Task to carry out: Without the pictures, repeat the listing character for character.

--- begin Given material ---

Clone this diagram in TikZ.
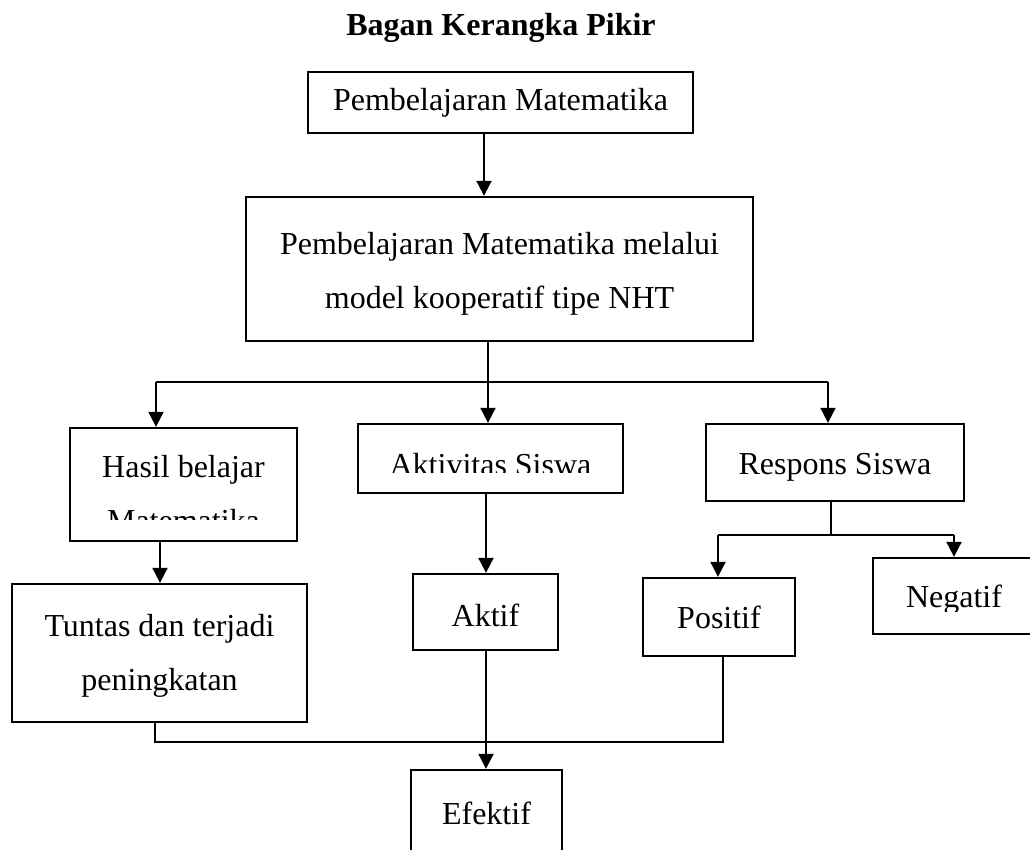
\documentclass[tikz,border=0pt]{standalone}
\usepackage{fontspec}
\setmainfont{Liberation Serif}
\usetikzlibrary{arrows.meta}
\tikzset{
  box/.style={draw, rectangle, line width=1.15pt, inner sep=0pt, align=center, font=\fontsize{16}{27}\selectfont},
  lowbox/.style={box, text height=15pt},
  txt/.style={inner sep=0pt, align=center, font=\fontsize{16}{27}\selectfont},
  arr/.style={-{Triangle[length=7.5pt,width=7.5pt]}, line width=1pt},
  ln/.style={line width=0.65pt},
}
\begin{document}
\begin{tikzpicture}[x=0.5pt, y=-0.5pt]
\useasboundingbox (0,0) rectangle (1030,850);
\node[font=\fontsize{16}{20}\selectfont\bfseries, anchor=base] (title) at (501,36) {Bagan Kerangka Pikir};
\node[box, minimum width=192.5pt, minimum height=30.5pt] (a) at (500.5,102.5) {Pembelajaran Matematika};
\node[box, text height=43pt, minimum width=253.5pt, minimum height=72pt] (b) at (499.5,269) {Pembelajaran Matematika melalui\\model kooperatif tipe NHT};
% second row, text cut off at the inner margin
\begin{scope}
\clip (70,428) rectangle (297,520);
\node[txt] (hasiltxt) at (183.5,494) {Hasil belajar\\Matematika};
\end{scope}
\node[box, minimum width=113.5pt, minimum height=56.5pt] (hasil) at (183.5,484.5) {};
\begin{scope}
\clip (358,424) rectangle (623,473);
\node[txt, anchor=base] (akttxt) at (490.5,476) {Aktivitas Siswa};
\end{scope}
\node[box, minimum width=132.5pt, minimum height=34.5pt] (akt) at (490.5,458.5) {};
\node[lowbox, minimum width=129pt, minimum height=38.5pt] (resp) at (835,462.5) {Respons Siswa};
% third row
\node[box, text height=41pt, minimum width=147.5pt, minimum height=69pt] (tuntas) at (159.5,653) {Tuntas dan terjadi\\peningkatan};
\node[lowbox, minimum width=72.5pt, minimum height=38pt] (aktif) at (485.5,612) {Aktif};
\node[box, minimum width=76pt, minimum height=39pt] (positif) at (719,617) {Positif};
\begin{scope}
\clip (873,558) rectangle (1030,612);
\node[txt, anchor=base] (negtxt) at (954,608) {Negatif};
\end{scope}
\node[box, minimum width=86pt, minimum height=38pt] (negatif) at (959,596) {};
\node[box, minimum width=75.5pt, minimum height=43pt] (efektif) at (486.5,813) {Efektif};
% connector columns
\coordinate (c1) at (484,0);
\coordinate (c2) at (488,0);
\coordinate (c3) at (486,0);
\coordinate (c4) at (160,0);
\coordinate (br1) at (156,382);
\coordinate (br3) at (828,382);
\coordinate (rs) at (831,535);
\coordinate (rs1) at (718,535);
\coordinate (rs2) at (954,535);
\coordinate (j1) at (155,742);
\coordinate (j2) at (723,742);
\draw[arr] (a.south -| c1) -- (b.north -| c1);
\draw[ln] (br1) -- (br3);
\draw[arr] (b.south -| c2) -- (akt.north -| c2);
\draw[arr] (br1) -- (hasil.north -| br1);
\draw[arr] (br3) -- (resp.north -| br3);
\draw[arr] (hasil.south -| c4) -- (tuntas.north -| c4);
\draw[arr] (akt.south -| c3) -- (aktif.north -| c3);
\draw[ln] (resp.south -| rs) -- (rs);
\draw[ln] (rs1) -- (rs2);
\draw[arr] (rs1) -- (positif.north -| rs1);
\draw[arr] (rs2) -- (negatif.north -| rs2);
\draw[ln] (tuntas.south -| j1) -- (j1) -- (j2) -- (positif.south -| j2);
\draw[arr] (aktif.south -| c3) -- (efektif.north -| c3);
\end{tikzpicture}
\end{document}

--- end Given material ---

Written solution:
Clone this diagram in TikZ.
\documentclass[tikz,border=0pt]{standalone}
\usepackage{fontspec}
\setmainfont{Liberation Serif}
\usetikzlibrary{arrows.meta}
\tikzset{
  box/.style={draw, rectangle, line width=1.15pt, inner sep=0pt, align=center, font=\fontsize{16}{27}\selectfont},
  lowbox/.style={box, text height=15pt},
  txt/.style={inner sep=0pt, align=center, font=\fontsize{16}{27}\selectfont},
  arr/.style={-{Triangle[length=7.5pt,width=7.5pt]}, line width=1pt},
  ln/.style={line width=0.65pt},
}
\begin{document}
\begin{tikzpicture}[x=0.5pt, y=-0.5pt]
\useasboundingbox (0,0) rectangle (1030,850);
\node[font=\fontsize{16}{20}\selectfont\bfseries, anchor=base] (title) at (501,36) {Bagan Kerangka Pikir};
\node[box, minimum width=192.5pt, minimum height=30.5pt] (a) at (500.5,102.5) {Pembelajaran Matematika};
\node[box, text height=43pt, minimum width=253.5pt, minimum height=72pt] (b) at (499.5,269) {Pembelajaran Matematika melalui\\model kooperatif tipe NHT};
% second row, text cut off at the inner margin
\begin{scope}
\clip (70,428) rectangle (297,520);
\node[txt] (hasiltxt) at (183.5,494) {Hasil belajar\\Matematika};
\end{scope}
\node[box, minimum width=113.5pt, minimum height=56.5pt] (hasil) at (183.5,484.5) {};
\begin{scope}
\clip (358,424) rectangle (623,473);
\node[txt, anchor=base] (akttxt) at (490.5,476) {Aktivitas Siswa};
\end{scope}
\node[box, minimum width=132.5pt, minimum height=34.5pt] (akt) at (490.5,458.5) {};
\node[lowbox, minimum width=129pt, minimum height=38.5pt] (resp) at (835,462.5) {Respons Siswa};
% third row
\node[box, text height=41pt, minimum width=147.5pt, minimum height=69pt] (tuntas) at (159.5,653) {Tuntas dan terjadi\\peningkatan};
\node[lowbox, minimum width=72.5pt, minimum height=38pt] (aktif) at (485.5,612) {Aktif};
\node[box, minimum width=76pt, minimum height=39pt] (positif) at (719,617) {Positif};
\begin{scope}
\clip (873,558) rectangle (1030,612);
\node[txt, anchor=base] (negtxt) at (954,608) {Negatif};
\end{scope}
\node[box, minimum width=86pt, minimum height=38pt] (negatif) at (959,596) {};
\node[box, minimum width=75.5pt, minimum height=43pt] (efektif) at (486.5,813) {Efektif};
% connector columns
\coordinate (c1) at (484,0);
\coordinate (c2) at (488,0);
\coordinate (c3) at (486,0);
\coordinate (c4) at (160,0);
\coordinate (br1) at (156,382);
\coordinate (br3) at (828,382);
\coordinate (rs) at (831,535);
\coordinate (rs1) at (718,535);
\coordinate (rs2) at (954,535);
\coordinate (j1) at (155,742);
\coordinate (j2) at (723,742);
\draw[arr] (a.south -| c1) -- (b.north -| c1);
\draw[ln] (br1) -- (br3);
\draw[arr] (b.south -| c2) -- (akt.north -| c2);
\draw[arr] (br1) -- (hasil.north -| br1);
\draw[arr] (br3) -- (resp.north -| br3);
\draw[arr] (hasil.south -| c4) -- (tuntas.north -| c4);
\draw[arr] (akt.south -| c3) -- (aktif.north -| c3);
\draw[ln] (resp.south -| rs) -- (rs);
\draw[ln] (rs1) -- (rs2);
\draw[arr] (rs1) -- (positif.north -| rs1);
\draw[arr] (rs2) -- (negatif.north -| rs2);
\draw[ln] (tuntas.south -| j1) -- (j1) -- (j2) -- (positif.south -| j2);
\draw[arr] (aktif.south -| c3) -- (efektif.north -| c3);
\end{tikzpicture}
\end{document}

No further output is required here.